First, the code re-states the vision for values-based behavior. Second, this 5-B Code also presents and reminds us of the Green Party formal commitment to consensus decision-making, including key points such as:
- Try to reach a shared understanding rather than ‘win the argument’.
- Clarify with others to make sure I genuinely understand their perspective.
- Attempt to account for my own biases and be intellectually humble.
- Aim to be reasonable, rational, and create coherent arguments.
- Refrain from personal attacks, sarcasm, and mean-spiritedness.
- Use the ‘Principle of Charity’ to see the merits of others’ points of view in the best light.
- Remain genuinely receptive to changing my mind if presented with compelling arguments or evidence.
- Embodying good will towards others.
This code also acknowledges and welcomes dissenting views and clarifies when dissension goes beyond the line of respect without limiting that clarification to certain political topics, which can have different interpretations and thereby invite more argument, not less.
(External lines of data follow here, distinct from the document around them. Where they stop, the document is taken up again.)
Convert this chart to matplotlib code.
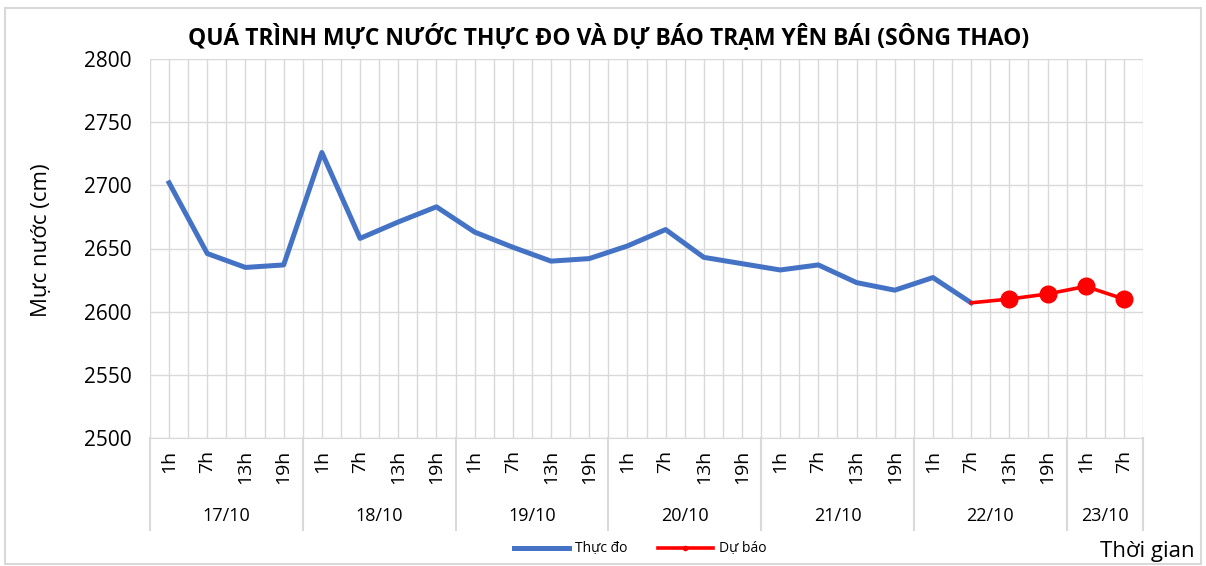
import matplotlib
matplotlib.use("Agg")
import matplotlib.pyplot as plt
from matplotlib.patches import Rectangle

# ====================================
# DATA
# ====================================

days = ["17/10", "18/10", "19/10", "20/10", "21/10", "22/10", "23/10"]
hours_per_day = [
    ["1h", "7h", "13h", "19h"],
    ["1h", "7h", "13h", "19h"],
    ["1h", "7h", "13h", "19h"],
    ["1h", "7h", "13h", "19h"],
    ["1h", "7h", "13h", "19h"],
    ["1h", "7h", "13h", "19h"],
    ["1h", "7h"],
]

observed = [2702, 2646, 2635, 2637, 2726, 2658, 2671, 2683,
            2663, 2651, 2640, 2642, 2652, 2665, 2643, 2638,
            2633, 2637, 2623, 2617, 2627, 2607]

forecast = [2607, 2610, 2614, 2620, 2610]

# ====================================
# SETTINGS
# ====================================

plt.rcParams["font.family"] = ["Open Sans", "DejaVu Sans"]

W, H = 1206, 566
fig = plt.figure(figsize=(W / 100, H / 100), dpi=100)

# plot area in pixels
left, right, top, bottom = 150, 1143, 59, 438
ax = fig.add_axes([left / W, 1 - bottom / H, (right - left) / W, (bottom - top) / H])

hour_labels = [h for hs in hours_per_day for h in hs]
n = len(hour_labels)
x_obs = list(range(len(observed)))
x_fc = list(range(len(observed) - 1, len(observed) - 1 + len(forecast)))

# ====================================
# LINES
# ====================================

ax.plot(x_obs, observed, color="#4472c4", lw=3.6, solid_joinstyle="round",
        label="Thực đo", zorder=3)
ax.plot(x_fc, forecast, color="#ff0000", lw=2.6, marker="o", markersize=12,
        markevery=list(range(1, len(forecast))), label="Dự báo", zorder=4)

# ====================================
# AXES
# ====================================

ax.set_xlim(-0.5, n - 0.5)
ax.set_ylim(2500, 2800)
ax.set_yticks(range(2500, 2801, 50))
ax.tick_params(axis="y", length=0, labelsize=15, pad=13)
ax.set_xticks([])

for s in ["top", "right", "left"]:
    ax.spines[s].set_visible(False)
ax.spines["bottom"].set_color("#d9d9d9")

# grid lines
ax.grid(axis="y", color="#d9d9d9", lw=1)
for i in range(2 * n + 1):
    ax.axvline(-0.5 + i * 0.5, color="#d9d9d9", lw=1, zorder=0)
ax.set_axisbelow(True)

# ====================================
# MULTI-LEVEL CATEGORY LABELS
# ====================================

tr = ax.get_xaxis_transform()
ax_h = (bottom - top)

for i, h in enumerate(hour_labels):
    ax.text(i, -12 / ax_h, h, transform=tr, rotation=90, ha="center", va="top",
            fontsize=14)

pos = 0
ax.axvline(-0.5, ymin=-92 / ax_h, ymax=0, color="#d9d9d9", lw=1.5, clip_on=False)
for d, hs in zip(days, hours_per_day):
    mid = pos + (len(hs) - 1) / 2
    ax.text(mid, -78 / ax_h, d, transform=tr, ha="center", va="center", fontsize=13)
    pos += len(hs)
    ax.axvline(pos - 0.5, ymin=-92 / ax_h, ymax=0, color="#d9d9d9", lw=1.5,
               clip_on=False)

# ====================================
# TEXT
# ====================================

fig.text(609 / W, 1 - 38 / H,
         "QUÁ TRÌNH MỰC NƯỚC THỰC ĐO VÀ DỰ BÁO TRẠM YÊN BÁI (SÔNG THAO)",
         ha="center", va="center", fontsize=16.5, fontweight="bold")
fig.text(42 / W, 1 - 240 / H, "Mực nước (cm)", rotation=90,
         ha="center", va="center", fontsize=16)
fig.text(1195 / W, 1 - 551 / H, "Thời gian", ha="right", va="center", fontsize=16)

fig.legend(loc="center", bbox_to_anchor=(640 / W, 1 - 549 / H), ncol=2,
           frameon=False, fontsize=10, handlelength=4, columnspacing=2.2,
           handletextpad=0.4, markerscale=0.25)

# outer border
fig.patches.append(Rectangle((5 / W, 2 / H), 1196 / W, 1 - 10 / H,
                             transform=fig.transFigure, fill=False,
                             edgecolor="#d9d9d9", lw=1.5))

plt.savefig("out.png", dpi=100)
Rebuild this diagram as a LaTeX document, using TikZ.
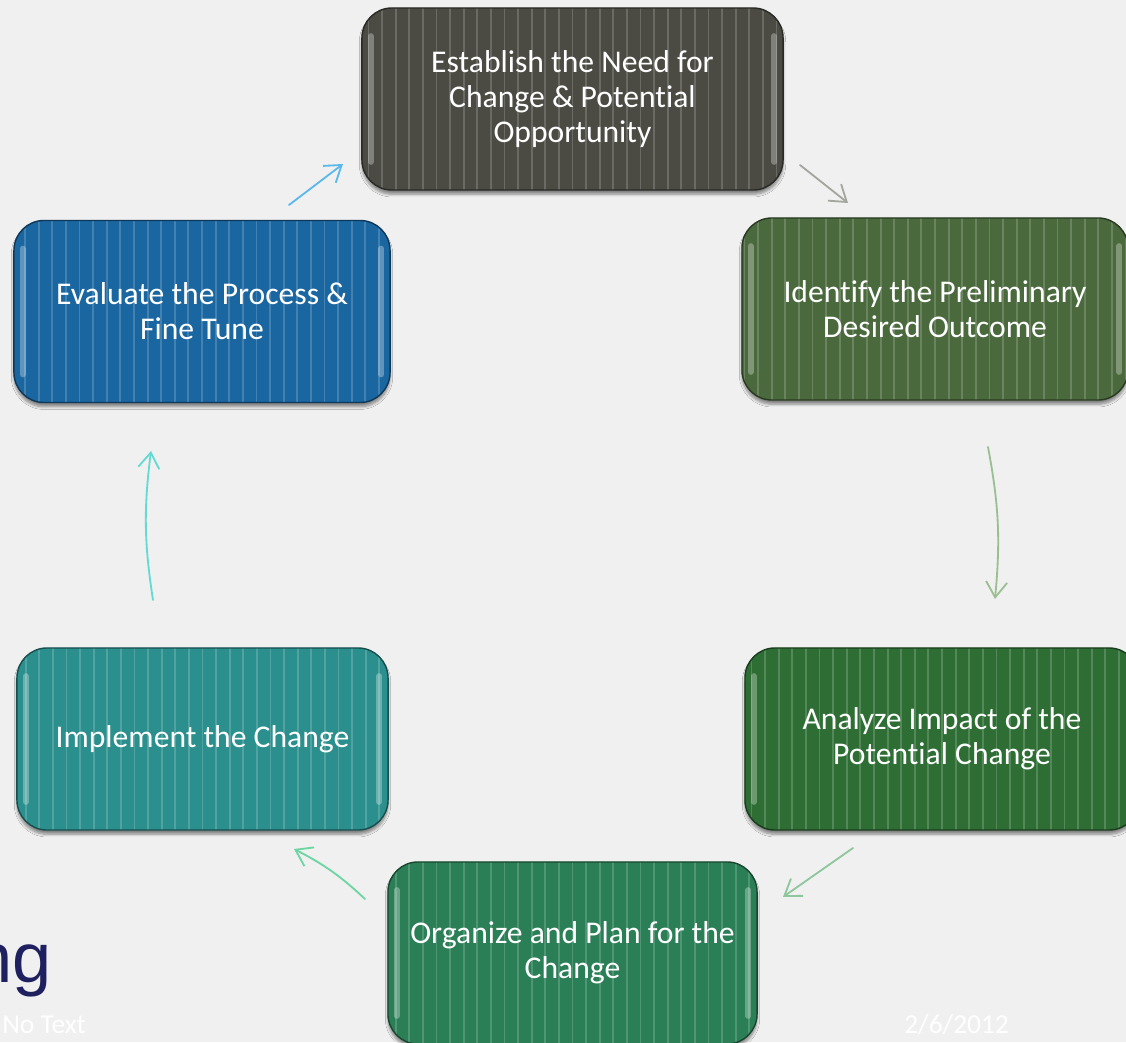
\documentclass[tikz,border=0pt]{standalone}
\usepackage{fontspec}
\setmainfont{Carlito}[Ligatures=NoCommon]
\newfontfamily\arialfont{Liberation Sans}
\usetikzlibrary{positioning, arrows.meta, shadows.blur}

\definecolor{bgcol}{HTML}{F0F0F0}
\definecolor{needcol}{HTML}{4B4B44}
\definecolor{outcomecol}{HTML}{4A6A3D}
\definecolor{impactcol}{HTML}{2E6E35}
\definecolor{organizecol}{HTML}{2B7F56}
\definecolor{implementcol}{HTML}{2A8F8D}
\definecolor{evaluatecol}{HTML}{1A66A1}
\definecolor{titlecol}{HTML}{1E2060}
\definecolor{arrowa}{HTML}{5BB8EA}
\definecolor{arrowb}{HTML}{A3A69E}
\definecolor{arrowc}{HTML}{9BBF92}
\definecolor{arrowd}{HTML}{8FC79C}
\definecolor{arrowe}{HTML}{6DD6A2}
\definecolor{arrowf}{HTML}{63DBD3}

\begin{document}
\begin{tikzpicture}[x=0.025cm, y=0.025cm, >={Straight Barb[length=11pt, width=15pt]},
  stepbox/.style={rounded corners=0.75cm, fill=#1, draw=#1!55!black, line width=1pt,
    text=white, font=\fontsize{22.5}{25}\selectfont, align=center,
    minimum height=4.55cm, inner sep=0pt,
    blur shadow={shadow xshift=0pt, shadow yshift=-3pt, shadow blur steps=6, shadow opacity=45},
    path picture={
      \foreach \k in {-20,...,20}
        \draw[white, opacity=.18, line width=1.3pt]
          ([xshift=\k*0.34cm]path picture bounding box.south) -- ([xshift=\k*0.34cm]path picture bounding box.north);
      \draw[white, opacity=.3, line width=4pt, line cap=round]
        ([shift={(0.22cm,0.7cm)}]path picture bounding box.south west) -- ([shift={(0.22cm,-0.7cm)}]path picture bounding box.north west);
      \draw[white, opacity=.3, line width=4pt, line cap=round]
        ([shift={(-0.22cm,0.7cm)}]path picture bounding box.south east) -- ([shift={(-0.22cm,-0.7cm)}]path picture bounding box.north east);
    }},
  flow/.style={->, line width=1.3pt, line cap=round, draw=#1},
  foot/.style={font=\fontsize{19.5}{19.5}\selectfont, text=white, inner sep=0pt, anchor=base west}]

  % Background
  \fill[bgcol] (0,0) rectangle (1126,1042);
  \useasboundingbox (0,0) rectangle (1126,1042);

  % Title remnant and footer
  \node[anchor=base east, inner sep=0pt, font=\arialfont\fontsize{50}{50}\selectfont, text=titlecol] (tail) at (52,60) {ng};
  \node[foot] (notext) at (2,9) {No Text};
  \node[foot] (date) at (904,9) {2/6/2012};

  % Process steps
  \node[stepbox=needcol, minimum width=10.525cm] (need) at (572.5,943) {Establish the Need for\\Change \& Potential\\Opportunity};
  \node[stepbox=outcomecol, minimum width=9.65cm] (outcome) at (935,733) {Identify the Preliminary\\Desired Outcome};
  \node[stepbox=impactcol, minimum width=9.85cm] (impact) at (942,303) {Analyze Impact of the\\Potential Change};
  \node[stepbox=organizecol, minimum width=9.225cm] (organize) at (572.5,89) {Organize and Plan for the\\Change};
  \node[stepbox=implementcol, minimum width=9.275cm] (implement) at (202.5,303) {Implement the Change};
  \node[stepbox=evaluatecol, minimum width=9.4cm] (evaluate) at (202,730.5) {Evaluate the Process \&\\Fine Tune};

  % Arrow ends
  \coordinate (a1s) at (289,837);  \coordinate (a1e) at (343,878);
  \coordinate (a2s) at (800,877);  \coordinate (a2e) at (848,839);
  \coordinate (a3s) at (988,595);  \coordinate (a3e) at (995,443);
  \coordinate (a4s) at (853,194);  \coordinate (a4e) at (783,145);
  \coordinate (a5s) at (365,143);  \coordinate (a5e) at (294,193);
  \coordinate (a6s) at (153,442);  \coordinate (a6e) at (151,591);

  % Cycle arrows
  \draw[flow=arrowa] (a1s) -- (a1e);
  \draw[flow=arrowb] (a2s) -- (a2e);
  \draw[flow=arrowc] (a3s) to[bend left=8] (a3e);
  \draw[flow=arrowd] (a4s) -- (a4e);
  \draw[flow=arrowe] (a5s) to[bend right=8] (a5e);
  \draw[flow=arrowf] (a6s) to[bend left=8] (a6e);

\end{tikzpicture}
\end{document}
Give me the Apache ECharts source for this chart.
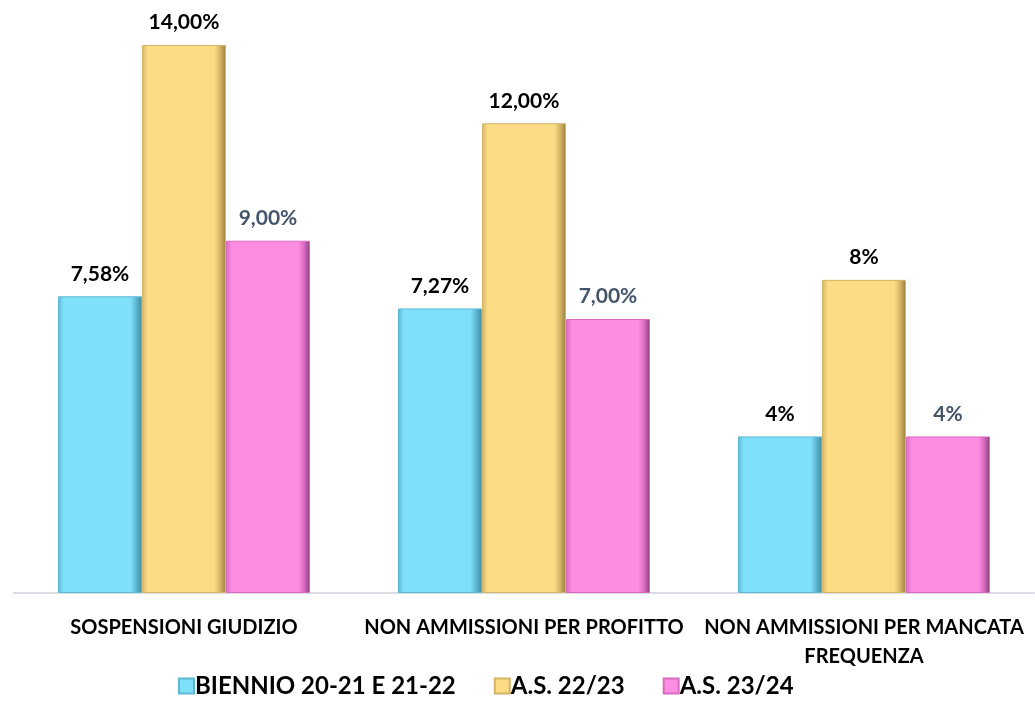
<!DOCTYPE html>
<html>
<head>
<meta charset="utf-8">
<script src="https://cdn.jsdelivr.net/npm/echarts@6/dist/echarts.min.js"></script>
<style>
html,body{margin:0;padding:0;background:#fff;}
#chart{width:1035px;height:708px;}
</style>
</head>
<body>
<div id="chart"></div>
<script>
const categories = ['SOSPENSIONI GIUDIZIO', 'NON AMMISSIONI PER PROFITTO', 'NON AMMISSIONI PER MANCATA FREQUENZA'];
const seriesNames = ['BIENNIO 20-21 E 21-22', 'A.S. 22/23', 'A.S. 23/24'];
const biennio = [7.58, 7.27, 4];
const as2223 = [14, 12, 8];
const as2324 = [9, 7, 4];
const labelTexts = [
  ['7,58%', '7,27%', '4%'],
  ['14,00%', '12,00%', '8%'],
  ['9,00%', '7,00%', '4%']
];

const baseColors = [
  {light:'#a6ecfd', base:'#7fe0fa', dark:'#3d8aa3', edge:'#5fb8d2'},
  {light:'#fde9b0', base:'#fddc85', dark:'#9a7f3c', edge:'#d4b466'},
  {light:'#ffb6ee', base:'#fd8de3', dark:'#8c3f7b', edge:'#d86bc0'}
];
function grad(c){
  return new echarts.graphic.LinearGradient(0,0,1,0,[
    {offset:0, color:c.edge},
    {offset:0.07, color:c.base},
    {offset:0.86, color:c.base},
    {offset:0.93, color:c.edge},
    {offset:1, color:c.dark}
  ]);
}
const labelColors = ['#000000','#000000','#44546a'];
const allData = [biennio, as2223, as2324];

const chart = echarts.init(document.getElementById('chart'));
chart.setOption({
  animation:false,
  textStyle:{fontFamily:'Lato'},
  grid:{left:14, right:1, top:45, bottom:115, containLabel:false},
  legend:{
    bottom:5, left:173,
    itemWidth:15, itemHeight:15, itemGap:38,
    icon:'rect',
    textStyle:{fontFamily:'Lato', fontWeight:'bold', fontSize:24, color:'#000', padding:[0,0,0,-4]},
    data:seriesNames
  },
  xAxis:{
    type:'category', data:categories,
    axisLine:{show:true, lineStyle:{color:'#d9dde4', width:2}},
    axisTick:{show:false},
    axisLabel:{interval:0, margin:20, fontFamily:'Lato', fontWeight:'bold', fontSize:20, color:'#000',
      lineHeight:29, formatter:v=>v.replace(' FREQUENZA', '\nFREQUENZA')}
  },
  yAxis:{type:'value', min:0, max:14, show:false, splitLine:{show:false}},
  series: seriesNames.map((n,i)=>({
    name:n, type:'bar', barWidth:84, barGap:'0%',
    data: allData[i],
    itemStyle:{color:grad(baseColors[i]), borderColor:baseColors[i].edge, borderWidth:1},
    label:{show:true, position:'top', distance:12, fontFamily:'Lato', fontWeight:'bold', fontSize:21,
      color:labelColors[i], formatter:p=>labelTexts[i][p.dataIndex]}
  }))
});
</script>
</body>
</html>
It expresses those limits in more objective behavioral terms instead of political terms and would apply to any topic or behavior.
This code also applies to expressions of opinions on official Green Party social media, so our platforms do not become havens for hateful, abusive, threatening language or personal attacks. We need to be an example of the world we want to live in, in our Green Party dealings. It lays out a detailed process for handling complaints and discusses possible examples of repair if harm has occurred.
This proposal represents the collective work of Nancy Wallace and Mary Rooker, long time Maryland and Montgomery County Green organizers.